Neural Network Construction of the Equation of State from Relativistic ab initio Calculations

TL;DR

This paper develops a machine learning framework using neural networks trained on ab initio relativistic calculations to reliably extrapolate the nuclear matter equation of state to higher densities relevant for neutron stars.

Contribution

It introduces a supervised neural network approach with thermodynamic constraints to extend the EOS beyond current ab initio density limits, improving predictions for neutron star properties.

Findings

Neural networks accurately extrapolate the EOS to higher densities.

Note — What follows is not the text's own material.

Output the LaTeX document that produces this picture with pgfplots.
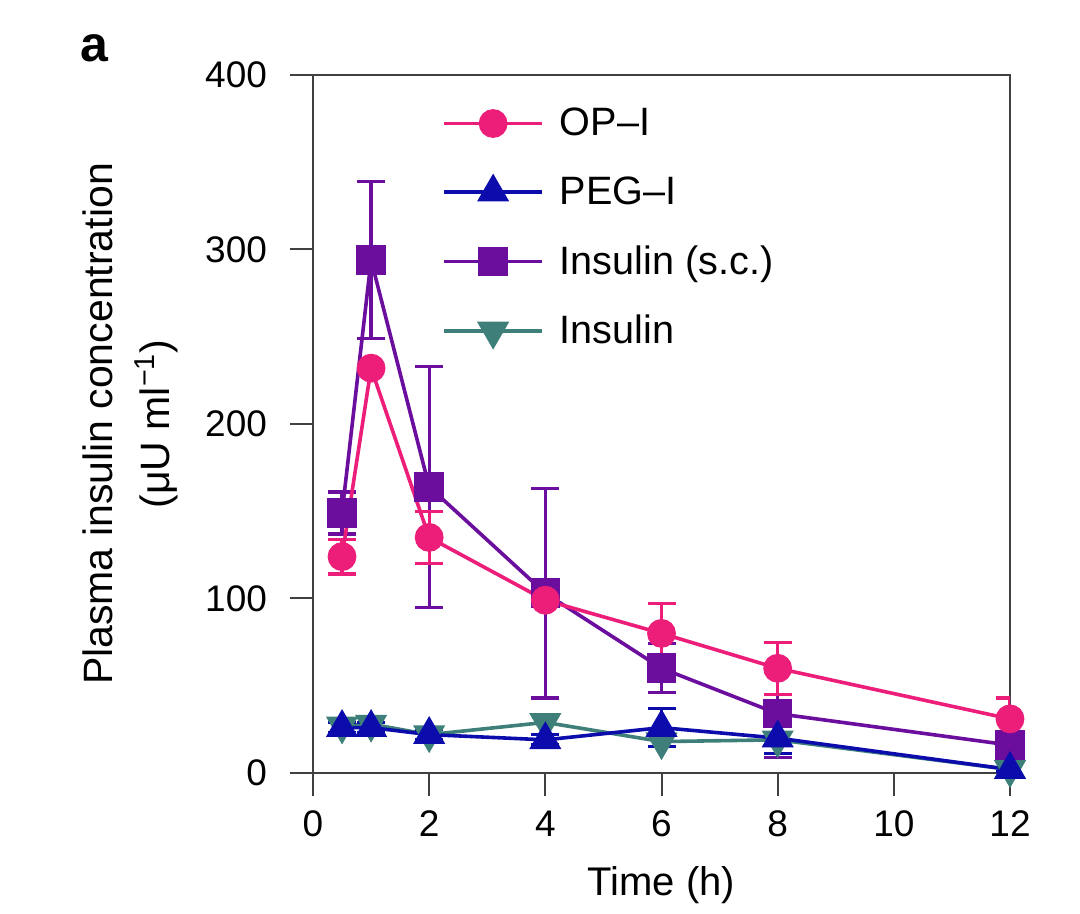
\documentclass[border=0pt]{standalone}
\usepackage{fontspec}
\setmainfont{Liberation Sans}
\usepackage{pgfplots}
\pgfplotsset{compat=1.18}
\definecolor{cpink}{RGB}{236,30,121}
\definecolor{cblue}{RGB}{12,12,172}
\definecolor{cpurple}{RGB}{107,14,158}
\definecolor{cteal}{RGB}{62,127,122}
\begin{document}
\begin{tikzpicture}
\path[use as bounding box] (-156.5pt,-70.5pt) rectangle (383.5pt,386.5pt);
\begin{axis}[
  at={(0pt,0pt)}, anchor=south west,
  scale only axis,
  width=348.5pt, height=349pt,
  xmin=0, xmax=12, ymin=0, ymax=400,
  xtick={0,2,...,12}, ytick={0,100,...,400},
  tick align=outside, tick pos=left,
  major tick length=11.5pt,
  axis line style={line width=1pt, black!75},
  every tick/.style={line width=1pt, black!75},
  /pgf/number format/assume math mode=true,
  ticklabel style={font=\fontsize{18.5}{22}\selectfont},
  xticklabel style={yshift=-4pt},
  yticklabel style={xshift=-8pt},
  xlabel={Time (h)},
  ylabel={Plasma insulin concentration\\(μU ml\textsuperscript{−1})},
  xlabel style={font=\fontsize{20}{24}\selectfont, at={(axis description cs:0.5,-0.160)}, anchor=center},
  ylabel style={font=\fontsize{20.5}{28.5}\selectfont, align=center, at={(axis description cs:-0.262,0.5)}, anchor=center, rotate=0},
  legend cell align=left,
  reverse legend,
  legend style={draw=none, fill=none, at={(axis description cs:0.185,0.953)}, anchor=north west,
    font=\fontsize{19.8}{23}\selectfont, row sep=19pt, inner sep=0pt,
    nodes={inner xsep=8pt, inner ysep=0pt}},
  legend image code/.code={
    \draw[mark repeat=2,mark phase=2] plot coordinates {(0pt,0pt) (24.5pt,0pt) (49pt,0pt)};
  },
  every axis plot/.append style={line width=1.8pt},
  error bars/error bar style={line width=1.6pt},
  error bars/error mark options={rotate=90, mark size=7pt, line width=1.6pt},
]
% Insulin (teal)
\addplot[color=cteal, mark=triangle*, mark options={rotate=180, scale=1, mark size=7.5pt, solid}]
  coordinates {(0.5,27) (1,28) (2,22) (4,29) (6,18) (8,19) (12,2)};
\addlegendentry{Insulin}
% Insulin s.c. (purple)
\addplot[color=cpurple, mark=square*, mark options={mark size=6.5pt, solid},
  error bars/.cd, y dir=both, y explicit]
  coordinates {(0.5,149) +- (0,12) (1,294) +- (0,45) (2,164) +- (0,69) (4,103) +- (0,60)
               (6,60) +- (0,14) (8,34) +- (0,25) (12,16) +- (0,5)};
\addlegendentry{Insulin (s.c.)}
% PEG-I (blue)
\addplot[color=cblue, mark=triangle*, mark options={mark size=7.5pt, solid},
  error bars/.cd, y dir=both, y explicit]
  coordinates {(0.5,26) +- (0,3) (1,26) +- (0,3) (2,22) +- (0,3) (4,19) +- (0,3)
               (6,26) +- (0,11) (8,20) +- (0,9) (12,2) +- (0,1)};
\addlegendentry{PEG–I}
% OP-I (pink)
\addplot[color=cpink, mark=*, mark options={mark size=6.3pt, solid},
  error bars/.cd, y dir=both, y explicit]
  coordinates {(0.5,124) +- (0,10) (1,232) +- (0,0) (2,135) +- (0,15) (4,99) +- (0,0)
               (6,80) +- (0,17) (8,60) +- (0,15) (12,31) +- (0,12)};
\addlegendentry{OP–I}
\end{axis}
\node[font=\fontsize{25}{28}\bfseries\selectfont, anchor=center] at (-109.5pt,362.5pt) {a};
\end{tikzpicture}
\end{document}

Predicted neutron star maximum mass around 2.18 solar masses.

Results consistent with current astronomical observations.

Abstract

Constraining the nuclear matter equation of state (EOS) beyond saturation density is a central goal of nuclear physics and astrophysics. While the relativistic Brueckner-Hartree-Fock (RBHF) theory, an \textit{ab initio,} non-perturbative nuclear many-body theory starting from realistic interactions, accurately describes nuclear matter properties near the saturation density $\rho_0 \approx 0.16$ fm$^{-3}$, its applicability is currently limited to densities up to $3 \rho_0$, necessitating a reliable extrapolation to higher densities. In this work, we employ supervised machine learning to train thousands of fully connected neural networks on low-density RBHF data. By enforcing thermodynamic consistency and smoothness, we finally select a subset of 264 optimal models. These models employ the Swish activation function, which we identify as the most reliable choice for stable extrapolation after extensive testing and comparison. Using these models to extend the EOS over the full density range, we obtain the nuclear matter symmetry energy and then compute the neutron star mass-radius relation and tidal deformability, which are in a great harmony with current astronomical observations. The corresponding extrapolation uncertainty originates from the combined contributions of both the 264 optimal models and the linear regression on nuclear matter EOS, yielding a symmetry energy of $E\mathrm{_{sym}(5\rho_0)=136.0 \pm 52.8 MeV}$, a pressure of $P(5\rho_0) = 346.3 \pm 97.4 \mathrm{MeV/fm^{3}}$, a maximum neutron star mass of $M\mathrm{_{max}=2.18 \pm 0.18} M_{\odot}$, and a tidal deformability of $\Lambda_{1.4M_\odot} = 532 \pm 34$. This work establishes a general and data-driven framework to explore dense matter EOS by integrating \textit{ab initio} calculations with modern machine learning techniques.